Samuel Taylor Coleridge became a staunch advocate for social and political reforms. He particularly spoke out against "unchecked industrialism," arguing that an unregulated free-market would simply bring more social and political imbalances. He had at first been a supporter of the French Revolution with all of its ideals of social equality; however, when it began to grow far too bloody, he switched sides and began supporting Edmund Burke, a fellow critic of the French Revolution. Although, Coleridge developed one of his most important social and political beliefs when he disagreed with Burke's idea that "society ... tended naturally towards a stable equilibrium" (Ballantyne, "Political Ideas: Samuel Taylor Coleridge"). Upon this principle, Coleridge also based his arguments against industrialism, arguing that a capitalistic economy will not simply self-regulate and will only create more inequalities. Coleridge especially noted that after the Napoleonic wars, England had a declining economy full of "bank failures, bankruptcies, widespread joblessness, hunger and mass rioting" (Ballantyne). Coleridge was the first to argue that a government during a troubled economy should actually spend more than it has in order to boost the economy and create new jobs (Ballantyne). Hence, Coleridge's poem "The Dungeon" reflects what he views as his government's flaws in regulating society and the economy, creating poverty, social inequality, and other hardships.

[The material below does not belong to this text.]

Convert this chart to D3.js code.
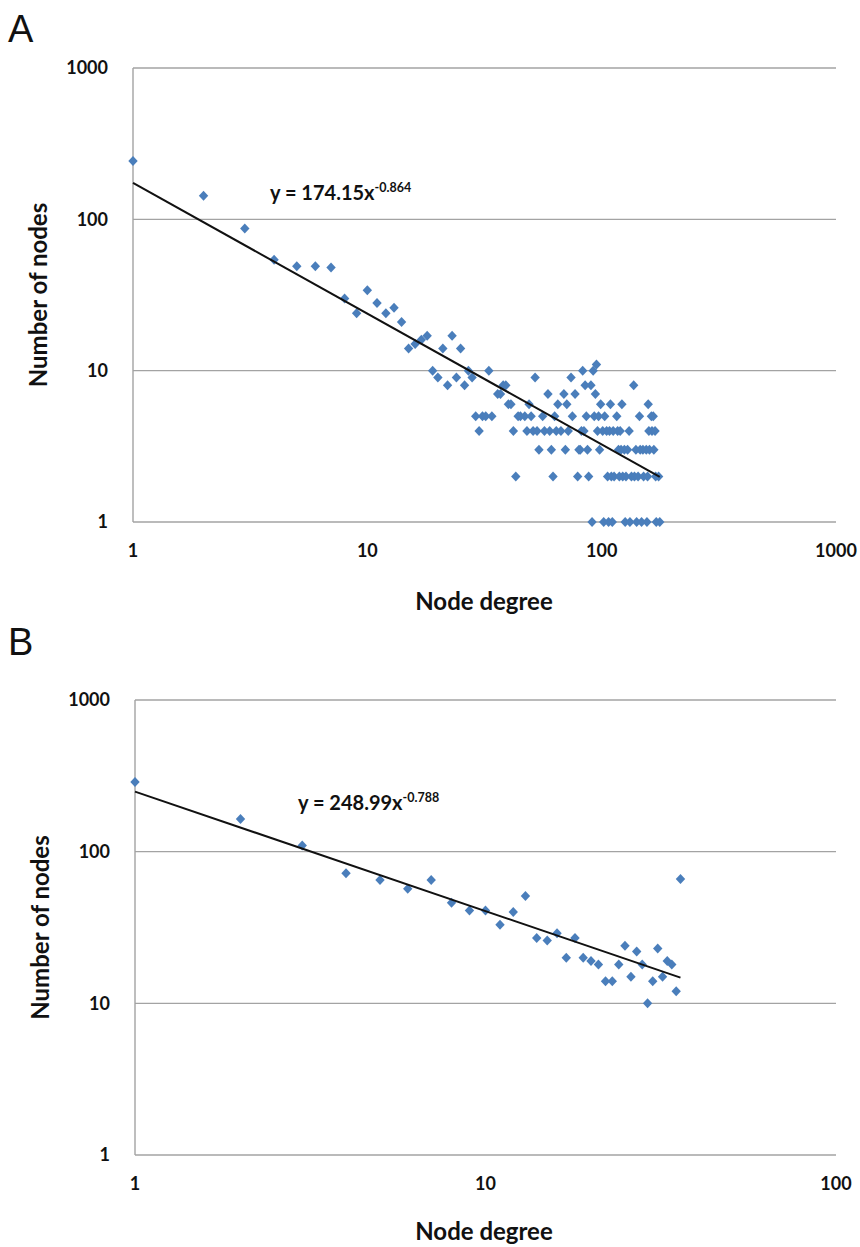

Particularly, Coleridge uses the metaphor of a dungeon and dungeon masters to portray the nation's poor as being cruelly imprisoned in a dungeon, like the dungeon of a capitalistic society. We particularly see the image of the imprisoned poor portrayed in the opening lines when he asks how "our love and wisdom" could make such an awful place for "each poor brother who offends" and is most likely innocent, as we see in the lines:
And this place our forefathers made for man!
This is the process of our love and wisdom,
To each poor brother who offends against us--
Most innocent, perhaps--
The phrase "who offends" particularly relates to capitalism because a common notion that accompanies the belief of capitalism is that in a free market, those who are poor are poor due to their own faults, and, hence, the poor are offenders against society through their neediness when really their poverty is their own fault. Hence, Coleridge is using the phrase "poor brother offends" to symbolize the poor who suffer in a capitalist society to assert his own belief that uncontrolled capitalism actually helps create poverty. We further see Coleridge's views of poverty and human suffering being spoken of in lines such as:
Each pore and natural outlet shrivelled up
By Ignorance and parching Poverty,
His energies roll back upon his heart,
And stagnate and corrupt.
Hence we see that Coleridge is using the images in this poem and the metaphor of a dungeon to portray his government's treatment of the poor and to assert that an uncontrolled capitalist society only makes things worse. Through the extended metaphor of a dungeon and through his images, Coleridge peaks his reader's imagination, inspiring them to take action.